• [Objective] Every line holding the string "LaTeX" should be gathered.

• [Data for the task]
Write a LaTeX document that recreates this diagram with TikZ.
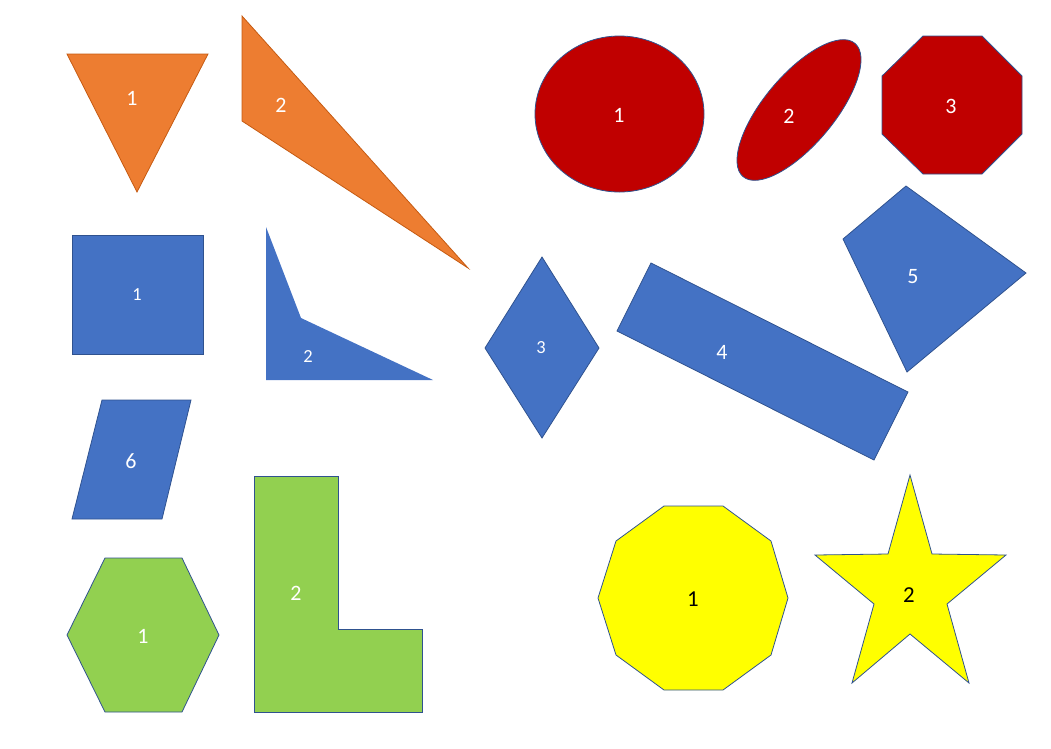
\documentclass[tikz,border=0pt]{standalone}
\usepackage{fontspec}
\setmainfont{Carlito}
\usepackage{tikz}
\usetikzlibrary{positioning}
\definecolor{orangefill}{HTML}{ED7D31}
\definecolor{orangeedge}{HTML}{C55A11}
\definecolor{redfill}{HTML}{C00000}
\definecolor{bluefill}{HTML}{4472C4}
\definecolor{blueedge}{HTML}{2F528F}
\definecolor{greenfill}{HTML}{92D050}
\definecolor{yellowfill}{HTML}{FFFF00}

\begin{document}
\begin{tikzpicture}[x=0.02cm,y=-0.02cm,line join=miter,
      shp/.style={draw=blueedge,line width=0.45pt},
      lbl/.style={text=white,inner sep=0pt,font=\fontsize{12.5}{14}\selectfont},
      lblsmall/.style={lbl,font=\fontsize{10.5}{12}\selectfont},
      lbldark/.style={lbl,text=black,font=\fontsize{13}{15}\selectfont}]
    \path[use as bounding box] (0,0) rectangle (1051,748);
    % orange triangles
    \filldraw[shp,draw=orangeedge,fill=orangefill] (67,54) -- (208,54) -- (137,192) -- cycle;
    \node[lbl] (tri1) at (132,98) {1};
    \filldraw[shp,draw=orangeedge,fill=orangefill] (242,16) -- (242,121) -- (468,268) -- cycle;
    \node[lbl] (tri2) at (281,105) {2};
    % red round shapes
    \filldraw[shp,fill=redfill] (619.5,114) ellipse [x radius=84.5,y radius=78];
    \node[lbl] (ell1) at (619,115) {1};
    \filldraw[shp,fill=redfill,rotate around={50:(799,110)}] (799,110) ellipse [x radius=87,y radius=35];
    \node[lbl] (ell2) at (789,116) {2};
    \filldraw[shp,fill=redfill] (923,36) -- (982,36) -- (1022,76) -- (1022,134) -- (982,174)
      -- (923,174) -- (882,134) -- (882,76) -- cycle;
    \node[lbl] (oct3) at (951,106) {3};
    % blue quadrilaterals
    \filldraw[shp,fill=bluefill] (72,235) rectangle (203,354);
    \node[lblsmall] (quad1) at (137,295) {1};
    \fill[bluefill] (266,227) -- (301,318) -- (433,380) -- (266,380) -- cycle;
    \node[lblsmall] (quad2) at (308,357) {2};
    \filldraw[shp,fill=bluefill] (542,257) -- (599,348) -- (542,438) -- (485,348) -- cycle;
    \node[lblsmall] (quad3) at (541,348) {3};
    \filldraw[shp,fill=bluefill] (651,263) -- (908,392) -- (874,460) -- (617,331) -- cycle;
    \node[lbl] (quad4) at (722,352) {4};
    \filldraw[shp,fill=bluefill] (906,186) -- (1026,273) -- (907,372) -- (843,239) -- cycle;
    \node[lbl] (quad5) at (913,277) {5};
    \filldraw[shp,fill=bluefill] (102,400) -- (191,400) -- (162,519) -- (72,519) -- cycle;
    \node[lbl] (quad6) at (131,461) {6};
    % green shapes
    \filldraw[shp,fill=greenfill] (105,558) -- (182,558) -- (219,635) -- (182,712) -- (105,712)
      -- (67,635) -- cycle;
    \node[lbl] (hex1) at (143,636) {1};
    \filldraw[shp,fill=greenfill] (254,476) -- (338,476) -- (338,629) -- (422,629) -- (422,712)
      -- (254,712) -- cycle;
    \node[lbl] (lshape2) at (296,593) {2};
    % yellow shapes
    \filldraw[shp,fill=yellowfill] (664,506) -- (723,506) -- (771,541) -- (788,598) -- (771,655)
      -- (723,690) -- (664,690) -- (616,655) -- (598,598) -- (616,541) -- cycle;
    \node[lbldark] (dec1) at (693,599) {1};
    \filldraw[shp,fill=yellowfill] (910,475) -- (932,554) -- (1006,555) -- (947,604) -- (969,683)
      -- (910,634) -- (852,683) -- (874,604) -- (815,555) -- (888,554) -- cycle;
    \node[lbldark] (star2) at (909,595) {2};
  \end{tikzpicture}
\end{document}
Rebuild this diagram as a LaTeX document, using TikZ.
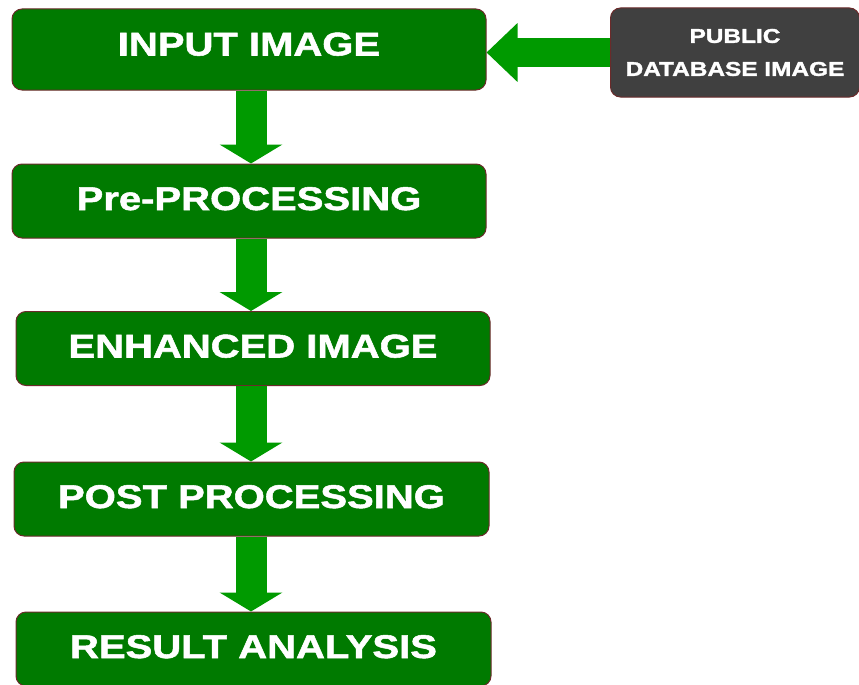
\documentclass[tikz,border=0pt]{standalone}
\usepackage{fontspec}
\setmainfont{Liberation Sans}[FakeStretch=1.22, FakeBold=1.6]
\usepackage{xcolor}
\usepackage{tikz}
\usetikzlibrary{arrows.meta, positioning}

\definecolor{stagegreen}{HTML}{007A00}
\definecolor{flowgreen}{HTML}{009A00}
\definecolor{stageedge}{HTML}{6B2A2A}
\definecolor{sourcegrey}{HTML}{404040}

\begin{document}
\begin{tikzpicture}[x=1pt, y=1pt, node distance=150pt,
    stage/.style={rectangle, rounded corners=10pt, minimum width=474pt, minimum height=74pt, text centered, draw=stageedge, line width=1pt, fill=stagegreen, text=white, text height=24pt, text depth=6pt, font=\bfseries\fontsize{32.8}{38}\selectfont},
    source/.style={rectangle, rounded corners=10pt, minimum width=249pt, minimum height=89pt, align=center, draw=stageedge, line width=1pt, fill=sourcegrey, text=white, font=\bfseries\fontsize{20}{33}\selectfont},
    arrow/.style={flowgreen, line width=31pt, -{Triangle[width=62pt, length=19pt]}},
    sidearrow/.style={flowgreen, line width=29pt, -{Triangle[width=57pt, length=31pt]}}]

\useasboundingbox (0,0) rectangle (859,-685);

\node (input) [stage, minimum height=81pt, text depth=12pt] at (249,-49.5) {INPUT IMAGE};
\node (pre) [stage, below of=input, yshift=-1.5pt] {Pre-PROCESSING};
\node (enhanced) [stage, below of=pre, xshift=4pt, yshift=2.5pt] {ENHANCED IMAGE};
\node (post) [stage, minimum width=475pt, below of=enhanced, xshift=-1.5pt, yshift=-0.5pt] {POST PROCESSING};
\node (result) [stage, minimum width=475pt, below of=post, xshift=2pt] {RESULT ANALYSIS};
\node (public) [source] at (735,-52.5) {PUBLIC\\DATABASE IMAGE};

% block arrows, all on one vertical line
\coordinate (spine) at ([xshift=2pt]input.south);
\draw [sidearrow] (public.west) -- (public.west -| input.east);
\draw [arrow] (spine) -- (spine |- pre.north);
\draw [arrow] (spine |- pre.south) -- (spine |- enhanced.north);
\draw [arrow] (spine |- enhanced.south) -- (spine |- post.north);
\draw [arrow] (spine |- post.south) -- (spine |- result.north);

\end{tikzpicture}
\end{document}
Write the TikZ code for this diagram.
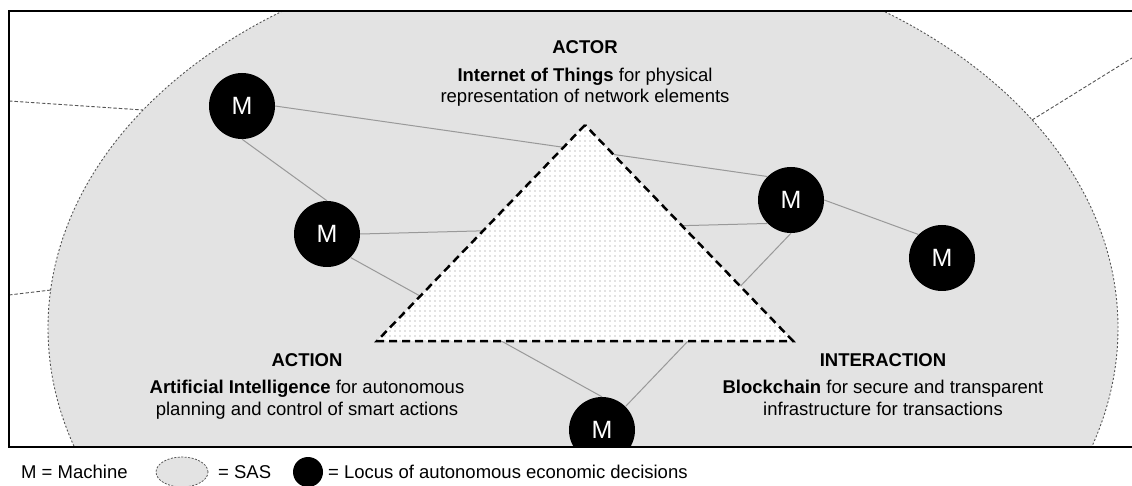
\documentclass[tikz,border=0pt]{standalone}
\usepackage{fontspec}
\setmainfont{Liberation Sans}
\usetikzlibrary{patterns.meta,shapes.geometric}
\definecolor{sasfill}{HTML}{E3E3E3}
\definecolor{linkgray}{HTML}{999999}
\definecolor{bordergray}{HTML}{555555}
\definecolor{dotgray}{HTML}{8A8A8A}
\begin{document}
\begin{tikzpicture}[x=1pt,y=-1pt,
  machine/.style={circle,fill=black,minimum size=66pt,inner sep=0pt,text=white,font=\fontsize{25}{25}\selectfont},
  link/.style={draw=linkgray,line width=1pt},
  lbl/.style={font=\fontsize{18.5}{21}\selectfont,anchor=base,inner sep=0pt},
  sasborder/.style={draw=bordergray,line width=0.9pt,dash pattern=on 2pt off 2pt},
  outline/.style={draw=bordergray,line width=0.9pt,dash pattern=on 3.5pt off 2pt},
  legsas/.style={ellipse,fill=sasfill,draw=bordergray,line width=0.8pt,dash pattern=on 2pt off 1.5pt,minimum width=52pt,minimum height=30pt,inner sep=0pt},
  frame/.style={draw=black,line width=1.5pt}
]
\useasboundingbox (0,0) rectangle (1132,486);
% SAS ellipse and clipped bottom machine
\begin{scope}
  \clip (9,11) rectangle (1132,447);
  \fill[sasfill] (583,328) ellipse [x radius=535pt, y radius=383pt];
  \path[sasborder] (583,328) ellipse [x radius=535pt, y radius=383pt];
  \node[machine] (M5) at (602,430) {M};
\end{scope}
% outer dashed boundaries
\coordinate (oL1a) at (9,101);
\coordinate (oL1b) at (143,110);
\coordinate (oL2a) at (9,295);
\coordinate (oL2b) at (51,290);
\coordinate (oR1a) at (1032,120);
\coordinate (oR1b) at (1132,58);
\path[outline] (oL1a) -- (oL1b);
\path[outline] (oL2a) -- (oL2b);
\path[outline] (oR1a) -- (oR1b);
% machines
\node[machine] (M1) at (242,106) {M};
\node[machine] (M2) at (327,234) {M};
\node[machine] (M3) at (791,200) {M};
\node[machine] (M4) at (942,258) {M};
% connectors
\path[link] (M1.east) -- (M3.north west);
\path[link] (M1.south) -- (M2.north);
\path[link] (M2.east) -- (M3.south west);
\path[link] (M2.south east) -- (M5.north);
\path[link] (M3.south) -- (M5.45);
\path[link] (M3.east) -- (M4.north west);
% triangle
\coordinate (T1) at (585,125);
\coordinate (T2) at (377,341);
\coordinate (T3) at (793,341);
\fill[white] (T1) -- (T2) -- (T3) -- cycle;
\fill[pattern={Dots[distance=5pt,radius=0.55pt]},pattern color=dotgray] (T1) -- (T2) -- (T3) -- cycle;
\draw[black,line width=2.5pt,dash pattern=on 8pt off 5pt,line join=miter] (T1) -- (T2) -- (T3) -- cycle;
% texts
\node[lbl] (actorT) at (585,54) {\textbf{ACTOR}};
\node[lbl] (actorA) at (585,81.5) {\textbf{Internet of Things} for physical};
\node[lbl] (actorB) at (585,102.5) {representation of network elements};
\node[lbl] (actionT) at (307,366) {\textbf{ACTION}};
\node[lbl] (actionA) at (307,393.5) {\textbf{Artificial Intelligence} for autonomous};
\node[lbl] (actionB) at (307,415) {planning and control of smart actions};
\node[lbl] (interT) at (883,366) {\textbf{INTERACTION}};
\node[lbl] (interA) at (883,393.5) {\textbf{Blockchain} for secure and transparent};
\node[lbl] (interB) at (883,415) {infrastructure for transactions};
% frame
\coordinate (F1) at (1132,11);
\coordinate (F2) at (9,11);
\coordinate (F3) at (9,447);
\coordinate (F4) at (1132,447);
\path[frame] (F1) -- (F2) -- (F3) -- (F4);
% legend
\node[lbl,anchor=base west] (legM) at (21,478.5) {M = Machine};
\node[legsas] (legE) at (182,472) {};
\node[lbl,anchor=base west] (legS) at (218,478.5) {= SAS};
\node[circle,fill=black,minimum size=30pt,inner sep=0pt] (legC) at (308,472) {};
\node[lbl,anchor=base west] (legL) at (328,478.5) {= Locus of autonomous economic decisions};
\end{tikzpicture}
\end{document}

• [Solution to the exercise]
Write a LaTeX document that recreates this diagram with TikZ.
Rebuild this diagram as a LaTeX document, using TikZ.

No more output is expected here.